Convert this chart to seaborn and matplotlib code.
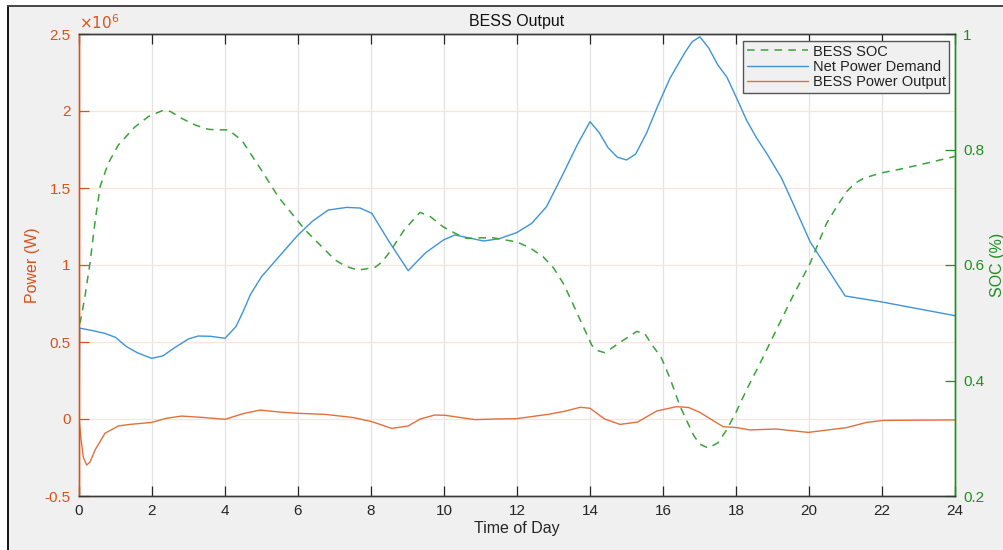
import numpy as np
import pandas as pd
import seaborn as sns
import matplotlib
matplotlib.use("Agg")
import matplotlib.pyplot as plt
from matplotlib.patches import Rectangle
from matplotlib.ticker import FuncFormatter, FixedLocator

# Net power demand (W) over the day
demand_hours = [0.0, 0.02, 0.35, 0.71, 1.0, 1.3, 1.6, 1.99, 2.3, 2.6, 3.0, 3.27, 3.6,
                4.0, 4.3, 4.5, 4.7, 5.0, 5.5, 6.0, 6.4, 6.83, 7.33, 7.7, 8.02, 8.5,
                9.02, 9.25, 9.5, 9.98, 10.3, 10.6, 11.08, 11.5, 11.99, 12.4, 12.81,
                13.27, 13.65, 14.0, 14.25, 14.5, 14.75, 15.0, 15.25, 15.55, 15.85,
                16.19, 16.6, 16.8, 17.01, 17.25, 17.5, 17.75, 18.02, 18.29, 18.55,
                18.84, 19.25, 19.6, 20.03, 20.99, 21.95, 24.0]
demand_w = [0, 590000, 575000, 556000, 530000, 470000, 430000, 394000, 410000,
            460000, 520000, 539000, 537000, 524000, 600000, 700000, 810000, 924000,
            1060000, 1195000, 1285000, 1357000, 1374000, 1370000, 1336000, 1150000,
            963000, 1020000, 1080000, 1162000, 1195000, 1180000, 1156000, 1170000,
            1210000, 1270000, 1379000, 1595000, 1780000, 1931000, 1860000, 1760000,
            1700000, 1682000, 1720000, 1857000, 2030000, 2212000, 2380000, 2450000,
            2482000, 2410000, 2300000, 2220000, 2082000, 1940000, 1830000, 1725000,
            1563000, 1380000, 1151000, 799000, 762000, 671000]

# Battery state of charge (fraction)
soc_hours = [0.0, 0.03, 0.15, 0.3, 0.45, 0.58, 0.8, 1.08, 1.53, 1.9, 2.27, 2.5, 2.81,
             3.2, 3.54, 3.8, 4.09, 4.46, 5.0, 5.46, 6.19, 7.01, 7.3, 7.65, 8.11, 8.3,
             8.52, 8.9, 9.34, 9.6, 9.98, 10.3, 10.62, 11.0, 11.35, 11.99, 12.35,
             12.72, 13.0, 13.27, 13.5, 13.73, 14.05, 14.2, 14.41, 14.8, 15.28, 15.5,
             15.73, 15.95, 16.19, 16.47, 16.83, 17.0, 17.24, 17.5, 17.74, 18.0, 18.29,
             18.7, 19.1, 19.55, 20.03, 20.25, 20.48, 20.75, 21.03, 21.25, 21.49,
             21.95, 22.5, 23.2, 24.0]
soc = [0.5, 0.5, 0.54, 0.603, 0.68, 0.736, 0.776, 0.808, 0.839, 0.857, 0.867, 0.866,
       0.854, 0.842, 0.835, 0.834, 0.834, 0.816, 0.764, 0.718, 0.661, 0.609, 0.598,
       0.591, 0.596, 0.605, 0.623, 0.66, 0.691, 0.685, 0.666, 0.655, 0.646, 0.647,
       0.647, 0.64, 0.63, 0.614, 0.595, 0.568, 0.537, 0.505, 0.461, 0.452, 0.448,
       0.465, 0.485, 0.481, 0.459, 0.44, 0.404, 0.355, 0.306, 0.29, 0.283, 0.292,
       0.314, 0.345, 0.384, 0.435, 0.487, 0.545, 0.603, 0.637, 0.672, 0.70, 0.727,
       0.741, 0.75, 0.759, 0.766, 0.776, 0.788]

# Battery power output (W)
bess_hours = [0.0, 0.05, 0.12, 0.21, 0.3, 0.44, 0.71, 1.08, 1.4, 1.72, 1.99, 2.4,
              2.81, 3.4, 4.0, 4.5, 4.96, 5.5, 6.0, 6.74, 7.5, 8.02, 8.57, 9.02, 9.35,
              9.75, 10.03, 10.85, 11.4, 11.99, 12.9, 13.3, 13.73, 14.0, 14.4, 14.82,
              15.3, 15.83, 16.37, 16.7, 17.01, 17.3, 17.65, 18.02, 18.38, 19.1,
              19.98, 21.03, 21.58, 22.04, 24.0]
bess_w = [0, -120000, -250000, -299000, -280000, -201000, -93000, -45000, -35000,
          -28000, -22000, 5000, 19000, 10000, -2000, 35000, 58000, 45000, 37000,
          30000, 10000, -17000, -61000, -45000, 0, 26000, 24000, -4000, 0, 2000,
          32000, 50000, 76000, 70000, 0, -35000, -20000, 52000, 80000, 75000, 43000,
          0, -50000, -56000, -71000, -65000, -87000, -56000, -22000, -9000, -6000]

x_ticks = list(range(0, 25, 2))
power_ticks = [-500000, 0, 500000, 1000000, 1500000, 2000000, 2500000]
soc_ticks = [0.2, 0.4, 0.6, 0.8, 1.0]

sns.set_theme(style="white")
plt.rcParams["font.family"] = ["Liberation Sans", "DejaVu Sans"]

C_ORANGE = "#D95319"
C_BLUE = "#3d94d9"
C_GREEN = "#3aa33a"
C_GREEN_AX = "#1f8f1f"
C_DARK = "#262626"

fig = plt.figure(figsize=(10.04, 5.5), dpi=100, facecolor="white")
# window panel with a dark frame along top and left
fig.patches.append(Rectangle((8 / 1004, 0), 1.0, (550 - 6) / 550, transform=fig.transFigure,
                             facecolor="#f0f0f0", edgecolor="none", zorder=-10))
fig.lines.append(plt.Line2D([8 / 1004, 8 / 1004], [0, 1 - 6 / 550], transform=fig.transFigure,
                            color="#111111", lw=1.4, zorder=-5))
fig.lines.append(plt.Line2D([8 / 1004, 1.0], [1 - 6 / 550, 1 - 6 / 550], transform=fig.transFigure,
                            color="#444444", lw=1.4, zorder=-5))

ax = fig.add_axes([79 / 1004, 54 / 550, (955 - 79) / 1004, (496 - 34) / 550])
ax.set_facecolor("white")
ax2 = ax.twinx()

demand_df = pd.DataFrame({"hour": demand_hours, "power": demand_w})
bess_df = pd.DataFrame({"hour": bess_hours, "power": bess_w})
soc_df = pd.DataFrame({"hour": soc_hours, "soc": soc})

sns.lineplot(data=demand_df, x="hour", y="power", ax=ax, color=C_BLUE, lw=1.0,
             label="Net Power Demand", legend=False)
sns.lineplot(data=bess_df, x="hour", y="power", ax=ax, color="#e36f3d", lw=1.0,
             label="BESS Power Output", legend=False)
sns.lineplot(data=soc_df, x="hour", y="soc", ax=ax2, color=C_GREEN, lw=1.1,
             label="BESS SOC", legend=False)
ax2.lines[0].set_linestyle((0, (5, 4)))
for ln in ax.lines + ax2.lines:
    ln.set_solid_joinstyle("round")
    ln.set_dash_joinstyle("round")

ax.set_xlim(0, 24)
ax.set_ylim(-500000, 2500000)
ax2.set_ylim(0.2, 1.0)

ax.xaxis.set_major_locator(FixedLocator(x_ticks))
ax.yaxis.set_major_locator(FixedLocator(power_ticks))
ax2.yaxis.set_major_locator(FixedLocator(soc_ticks))
ax.yaxis.set_major_formatter(FuncFormatter(lambda v, p: f"{v / 1e6:g}"))
ax2.yaxis.set_major_formatter(FuncFormatter(lambda v, p: f"{v:g}"))

# grid: grey verticals, pale orange horizontals
for xv in x_ticks[1:-1]:
    ax.axvline(xv, color="#e3e3e3", lw=0.9, zorder=0)
for yv in power_ticks[1:-1]:
    ax.axhline(yv, color="#fbe3d9", lw=0.9, zorder=0)

ax.tick_params(axis="x", direction="in", length=7, width=0.9, colors=C_DARK,
               labelsize=11, top=True, bottom=True, pad=6)
ax.tick_params(axis="y", direction="in", length=7, width=0.9, colors=C_ORANGE,
               labelsize=11, pad=6)
ax2.tick_params(axis="y", direction="in", length=7, width=0.9, colors=C_GREEN_AX,
                labelsize=11, pad=6)

for a in (ax, ax2):
    for s in a.spines.values():
        s.set_linewidth(1.0)
    a.spines["top"].set_color("#3a3a3a")
    a.spines["bottom"].set_color("#3a3a3a")
    a.spines["left"].set_color(C_ORANGE)
    a.spines["right"].set_color(C_GREEN_AX)

ax.set_xlabel("Time of Day", fontsize=11.5, color=C_DARK, labelpad=2)
ax.set_ylabel("Power (W)", fontsize=11.5, color=C_ORANGE, labelpad=3)
ax2.set_ylabel("SOC (%)", fontsize=11.5, color=C_GREEN_AX, labelpad=4)
ax.set_title("BESS Output", fontsize=11.5, color="#111111", pad=6)
ax.text(0.0, 1.004, r"$\times10^{6}$", transform=ax.transAxes, color=C_ORANGE,
        fontsize=11, ha="left", va="bottom")

handles = [ax2.lines[0], ax.lines[0], ax.lines[1]]
labels = ["BESS SOC", "Net Power Demand", "BESS Power Output"]
leg = ax2.legend(handles, labels, loc="upper right", bbox_to_anchor=(0.9935, 0.985),
                 fontsize=10.5, frameon=True, fancybox=False, framealpha=1,
                 facecolor="#f0f0f0", edgecolor="#555555", handlelength=4.2,
                 handletextpad=0.3, borderpad=0.25, labelspacing=0.1, borderaxespad=0)
leg.get_frame().set_linewidth(1.0)
for t in leg.get_texts():
    t.set_color("#222222")

fig.savefig("out.png", dpi=100, facecolor=fig.get_facecolor())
○ ○ ○ ○ ○ ○ ○
--- TASK REQUIREMENTS ---
Skip the pictures and restate exactly the lines from the beginning of the listing to the line with "from matplotlib.ticker import", that line included.

--- FULL ANSWER ---
Convert this chart to seaborn and matplotlib code.
import numpy as np
import pandas as pd
import seaborn as sns
import matplotlib
matplotlib.use("Agg")
import matplotlib.pyplot as plt
from matplotlib.patches import Rectangle
from matplotlib.ticker import FuncFormatter, FixedLocator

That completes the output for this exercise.